Second, the court wrote that H.R. relies on the “including, but not limited to” and “other conditions not covered above” language in Bylaw 300.3A to argue that H.R. should be reinstated because the bylaws are vague. “H.R. could not have had a reasonable expectation of eligibility based on these discretionary, catch-all provisions. As a result, plaintiffs have not demonstrated a likelihood of success based on the allegations of vagueness within the Bylaws.”
 
Third, regarding “substantive due process rights” claim, the court wrote that “while the plaintiffs may disagree with the appeal decision, it was not irrational. The MSHSL and the independent hearing officer both considered — and ultimately denied — H.R.’s argument that an exception to the transfer rule applied.”
 
The court summarized that the plaintiffs “have not shown a likelihood of success on any facet of their due process claim. Therefore, this Dataphase factor weighs against injunctive relief.”
 
As for the irreparable harm claim, the court noted that the plaintiffs have “demonstrated” such a “possibility.” Thus, that “Dataphase factor weighs in favor of injunctive relief.”
 
Turning to the balance of harms, the court wrote that while the “plaintiffs have demonstrated the possibility of irreparable harm, (t)his harm is balanced by the defendants’ interests in the uniform application of eligibility rules and the need to enforce the Bylaws.

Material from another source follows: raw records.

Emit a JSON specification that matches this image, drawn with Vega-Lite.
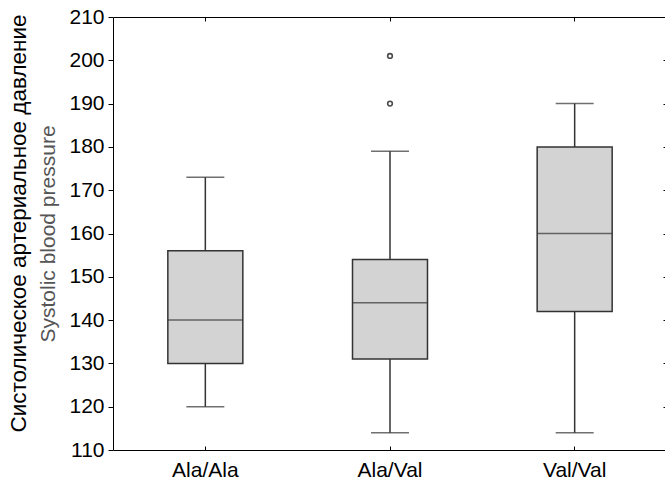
{
  "$schema": "https://vega.github.io/schema/vega-lite/v6.json",
  "width": 554,
  "height": 433,
  "autosize": "none",
  "padding": {"left": 113, "top": 17, "right": 0, "bottom": 30},
  "background": "white",
  "config": {
    "font": "Liberation Sans",
    "view": {"stroke": "black", "strokeWidth": 1},
    "axis": {"domain": false, "grid": false, "labelFont": "Liberation Sans", "labelFontSize": 21, "labelColor": "black", "tickColor": "black", "titleFont": "Liberation Sans", "titleFontWeight": "normal"}
  },
  "datasets": {
    "stats": [
      {"g": "Ala/Ala", "lo": 120, "q1": 130, "med": 140, "q3": 156, "hi": 173},
      {"g": "Ala/Val", "lo": 114, "q1": 131, "med": 144, "q3": 154, "hi": 179},
      {"g": "Val/Val", "lo": 114, "q1": 142, "med": 160, "q3": 180, "hi": 190}
    ],
    "outliers": [
      {"g": "Ala/Val", "v": 190},
      {"g": "Ala/Val", "v": 201}
    ]
  },
  "layer": [
    {
      "data": {"name": "stats"},
      "mark": {"type": "rule", "color": "#333333", "strokeWidth": 1.5},
      "encoding": {
        "x": {"field": "g", "type": "nominal", "sort": null, "scale": {"type": "band", "paddingInner": 0, "paddingOuter": 0},
              "axis": {"orient": "bottom", "title": null, "labelAngle": 0, "tickSize": -4, "labelPadding": 13}},
        "y": {"field": "lo", "type": "quantitative", "scale": {"domain": [110, 210], "nice": false, "zero": false},
              "axis": {"orient": "left", "values": [110,120,130,140,150,160,170,180,190,200,210], "tickSize": 5, "labelPadding": 4,
                       "title": "Systolic blood pressure", "titleColor": "#555555", "titleFontSize": 21, "titlePadding": 10}},
        "y2": {"field": "hi"}
      }
    },
    {
      "data": {"name": "stats"},
      "mark": {"type": "tick", "color": "#333333", "size": 38, "thickness": 1.5},
      "encoding": {
        "x": {"field": "g", "type": "nominal", "sort": null, "scale": {"type": "band", "paddingInner": 0, "paddingOuter": 0}, "axis": null},
        "y": {"field": "lo", "type": "quantitative", "axis": null}
      }
    },
    {
      "data": {"name": "stats"},
      "mark": {"type": "tick", "color": "#333333", "size": 38, "thickness": 1.5},
      "encoding": {
        "x": {"field": "g", "type": "nominal", "sort": null, "scale": {"type": "band", "paddingInner": 0, "paddingOuter": 0}, "axis": null},
        "y": {"field": "hi", "type": "quantitative", "axis": null}
      }
    },
    {
      "data": {"name": "stats"},
      "mark": {"type": "bar", "size": 75, "fill": "#d3d3d3", "stroke": "#333333", "strokeWidth": 1.5},
      "encoding": {
        "x": {"field": "g", "type": "nominal", "sort": null, "scale": {"type": "band", "paddingInner": 0, "paddingOuter": 0},
              "axis": {"orient": "top", "title": null, "labels": false, "tickSize": -4}},
        "y": {"field": "q1", "type": "quantitative",
              "axis": {"orient": "right", "title": null, "labels": false, "values": [120,130,140,150,160,170,180,190,200], "tickSize": -4}},
        "y2": {"field": "q3"}
      }
    },
    {
      "data": {"name": "stats"},
      "mark": {"type": "tick", "color": "#333333", "size": 75, "thickness": 1.5},
      "encoding": {
        "x": {"field": "g", "type": "nominal", "sort": null, "scale": {"type": "band", "paddingInner": 0, "paddingOuter": 0}, "axis": null},
        "y": {"field": "med", "type": "quantitative",
              "axis": {"orient": "left", "labels": false, "ticks": false, "title": "Систолическое артериальное давление", "titleColor": "black", "titleFontSize": 22.5, "titlePadding": 83, "titleY": 206}}
      }
    },
    {
      "data": {"name": "outliers"},
      "mark": {"type": "point", "shape": "circle", "filled": false, "color": "black", "strokeWidth": 1.6, "size": 22},
      "encoding": {
        "x": {"field": "g", "type": "nominal", "sort": null, "scale": {"type": "band", "paddingInner": 0, "paddingOuter": 0}, "axis": null},
        "y": {"field": "v", "type": "quantitative", "axis": null}
      }
    }
  ],
  "resolve": {"axis": {"x": "independent", "y": "independent"}}
}
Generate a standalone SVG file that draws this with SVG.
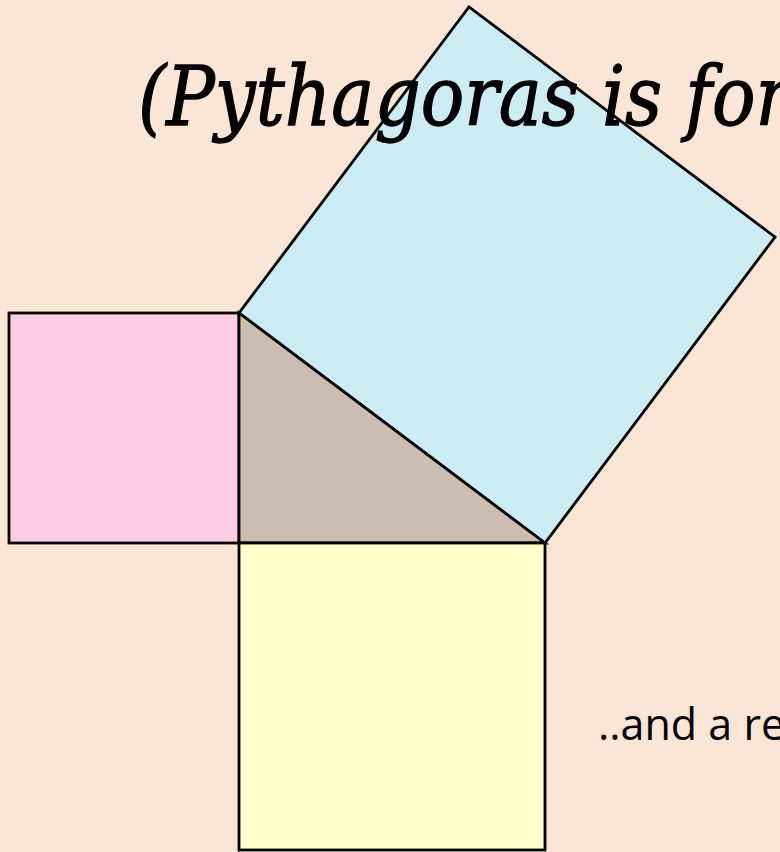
<svg xmlns="http://www.w3.org/2000/svg" width="780" height="852" viewBox="0 0 780 852">
<style>
.sh{stroke:#000;stroke-width:2.8;stroke-linejoin:miter}
.title{font-family:"DejaVu Serif","Liberation Serif",serif;font-style:italic;font-size:82px;fill:#000;stroke:#000;stroke-width:1.3}
.note{font-family:"Open Sans","Liberation Sans",sans-serif;font-size:43px;fill:#000}
</style>
<rect width="780" height="852" fill="#FBE5D7"/>
<g id="square-c">
<polygon class="sh" points="239,313 545,543 775,237 469,7" fill="#CCEBF3"/>
</g>
<text class="title" x="138" y="125" textLength="652" lengthAdjust="spacingAndGlyphs">(Pythagoras is for</text>
<g id="square-a">
<rect class="sh" x="9" y="313" width="230" height="230" fill="#FFCCE6"/>
</g>
<g id="triangle">
<polygon class="sh" points="239,313 239,543 545,543" fill="#CCBDB2"/>
</g>
<g id="square-b">
<rect class="sh" x="239" y="543" width="306" height="307" fill="#FFFFCC"/>
</g>
<text class="note" x="598" y="740">..and a re</text>
</svg>
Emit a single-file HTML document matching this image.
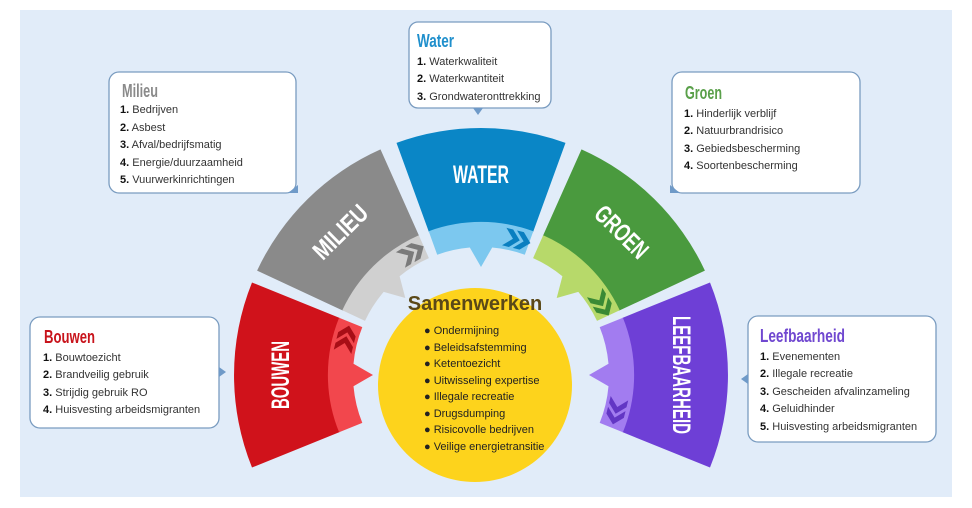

In balancing the harms, the court also notes that H.R. is still eligible to practice with the team and participate in junior-varsity competition. Therefore, the court concludes that the balance of harms does not strongly favor either party, and that this Dataphase factor is neutral.”
 
Addressing the plaintiffs’ final argument that “the public interest weighs in favor of protecting the deprivation of constitutional rights,” the court restated the fact that the plaintiffs have not established a substantial likelihood of success on the merits of their constitutional claim.” Moreover, the public is served by the uniform and predictable application of the MSHSL’s eligibility requirements. Therefore, this Dataphase factor weighs against entry of injunctive relief. Accordingly, based upon a balancing of the Dataphase factors, a preliminary injunction is not warranted.”
 
H.R., a minor child, by and through his Parents and Natural Guardians S.R. and C.R., v. The Minnesota State High School League and Craig Perry; D. Minn.; Civil No. 13-16(DSD/JJK), 2013 U.S. Dist. LEXIS 5215; 1/14/13
 
Attorneys of Record: (for plaintiffs) Matthew Berner, Esq. and Droel PLLC, Bloomington, MN. (for defendants) Kevin M. Beck, Esq. and Kelly & Lemmons, PA, St. Paul, MN.